▶ [Objective] Copy the lines below as they are; omit the images they contain.
:::::
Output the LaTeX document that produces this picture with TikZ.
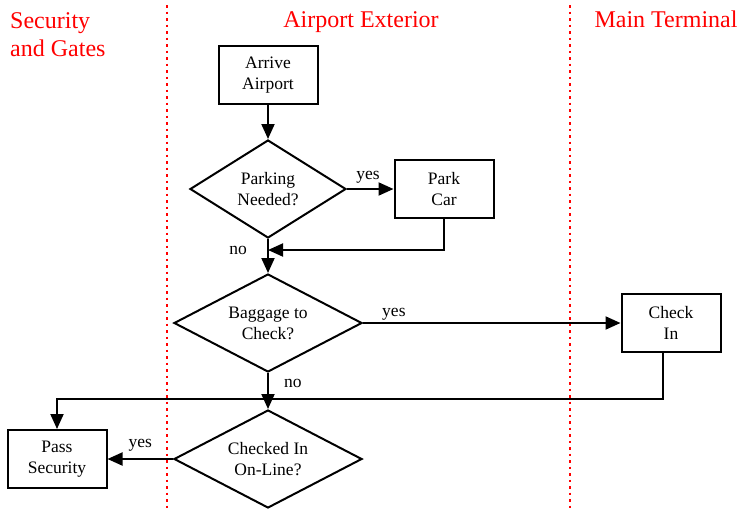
\documentclass[tikz,border=0pt]{standalone}
\usepackage{fontspec}
\setmainfont{Liberation Serif}
\usetikzlibrary{shapes.geometric,positioning,arrows.meta}

\begin{document}
\begin{tikzpicture}[x=1pt,y=-1pt,on grid,
	box/.style={draw,line width=2pt,minimum width=99pt,minimum height=58pt,inner sep=0pt,align=center,font=\fontsize{17.5}{21}\selectfont},
	decision/.style={draw,diamond,aspect=1.6,line width=2pt,minimum height=98pt,inner sep=0pt,align=center,font=\fontsize{17.5}{21}\selectfont},
	lane/.style={red,line width=2.5pt,dash pattern=on 2.5pt off 4pt},
	lanetitle/.style={red,inner sep=0pt,font=\fontsize{24}{28}\selectfont},
	flow/.style={line width=2pt,-{Triangle[length=15pt,width=13pt]}},
	lbl/.style={inner sep=2pt,font=\fontsize{17.5}{21}\selectfont}]
	\useasboundingbox (0,0) rectangle (743,509);
	% swim lanes
	\draw[lane] (167,5) -- (167,509);
	\draw[lane] (570,5) -- (570,509);
	\node[lanetitle,anchor=north west,align=left] (secgates) at (10,12) {Security\\and Gates};
	\node[lanetitle,anchor=base] (exterior) at (361,27) {Airport Exterior};
	\node[lanetitle,anchor=base] (terminal) at (666,27) {Main Terminal};
	% steps
	\node[box] (arrive) at (268,75) {Arrive\\Airport};
	\node[decision,minimum width=156pt](parking)[below=114pt of arrive] {Parking\\Needed?};
	\node[box](park)[right=176pt of parking] {Park\\Car};
	\node[decision,minimum width=188pt](baggage)[below=134pt of parking] {Baggage to\\Check?};
	\node[box](checkin)[right=403pt of baggage] {Check\\In};
	\node[decision,minimum width=188pt](checked)[below=136pt of baggage] {Checked In\\On-Line?};
	\node[box](pass)[left=211pt of checked] {Pass\\Security};
	\coordinate[below=61pt of parking] (join1);
	\coordinate[below=76pt of baggage] (join2);
	% connectors
	\draw[flow] (arrive) -- (parking);
	\draw[flow] (parking) -- node[lbl,anchor=south,pos=0.45,yshift=3pt] (yes1) {yes} (park);
	\draw[flow] (park.south) |- (join1);
	\draw[flow] (parking) -- (baggage);
	\node[lbl](no1)[left=19pt of join1] {no};
	\draw[flow] (baggage) -- node[lbl,anchor=south,pos=0.12] (yes2) {yes} (checkin);
	\draw[flow] (baggage) -- node[lbl,anchor=west,pos=0.3,xshift=13pt] (no2) {no} (checked);
	\draw[flow] ([xshift=-8pt]checkin.south) |- (join2) -| (pass.north);
	\draw[flow] (checked) -- node[lbl,anchor=south,yshift=5pt] (yes3) {yes} (pass);
\end{tikzpicture}
\end{document}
:::::
▶ [Exercise result]
Output the LaTeX document that produces this picture with TikZ.
\documentclass[tikz,border=0pt]{standalone}
\usepackage{fontspec}
\setmainfont{Liberation Serif}
\usetikzlibrary{shapes.geometric,positioning,arrows.meta}

\begin{document}
\begin{tikzpicture}[x=1pt,y=-1pt,on grid,
	box/.style={draw,line width=2pt,minimum width=99pt,minimum height=58pt,inner sep=0pt,align=center,font=\fontsize{17.5}{21}\selectfont},
	decision/.style={draw,diamond,aspect=1.6,line width=2pt,minimum height=98pt,inner sep=0pt,align=center,font=\fontsize{17.5}{21}\selectfont},
	lane/.style={red,line width=2.5pt,dash pattern=on 2.5pt off 4pt},
	lanetitle/.style={red,inner sep=0pt,font=\fontsize{24}{28}\selectfont},
	flow/.style={line width=2pt,-{Triangle[length=15pt,width=13pt]}},
	lbl/.style={inner sep=2pt,font=\fontsize{17.5}{21}\selectfont}]
	\useasboundingbox (0,0) rectangle (743,509);
	% swim lanes
	\draw[lane] (167,5) -- (167,509);
	\draw[lane] (570,5) -- (570,509);
	\node[lanetitle,anchor=north west,align=left] (secgates) at (10,12) {Security\\and Gates};
	\node[lanetitle,anchor=base] (exterior) at (361,27) {Airport Exterior};
	\node[lanetitle,anchor=base] (terminal) at (666,27) {Main Terminal};
	% steps
	\node[box] (arrive) at (268,75) {Arrive\\Airport};
	\node[decision,minimum width=156pt](parking)[below=114pt of arrive] {Parking\\Needed?};
	\node[box](park)[right=176pt of parking] {Park\\Car};
	\node[decision,minimum width=188pt](baggage)[below=134pt of parking] {Baggage to\\Check?};
	\node[box](checkin)[right=403pt of baggage] {Check\\In};
	\node[decision,minimum width=188pt](checked)[below=136pt of baggage] {Checked In\\On-Line?};
	\node[box](pass)[left=211pt of checked] {Pass\\Security};
	\coordinate[below=61pt of parking] (join1);
	\coordinate[below=76pt of baggage] (join2);
	% connectors
	\draw[flow] (arrive) -- (parking);
	\draw[flow] (parking) -- node[lbl,anchor=south,pos=0.45,yshift=3pt] (yes1) {yes} (park);
	\draw[flow] (park.south) |- (join1);
	\draw[flow] (parking) -- (baggage);
	\node[lbl](no1)[left=19pt of join1] {no};
	\draw[flow] (baggage) -- node[lbl,anchor=south,pos=0.12] (yes2) {yes} (checkin);
	\draw[flow] (baggage) -- node[lbl,anchor=west,pos=0.3,xshift=13pt] (no2) {no} (checked);
	\draw[flow] ([xshift=-8pt]checkin.south) |- (join2) -| (pass.north);
	\draw[flow] (checked) -- node[lbl,anchor=south,yshift=5pt] (yes3) {yes} (pass);
\end{tikzpicture}
\end{document}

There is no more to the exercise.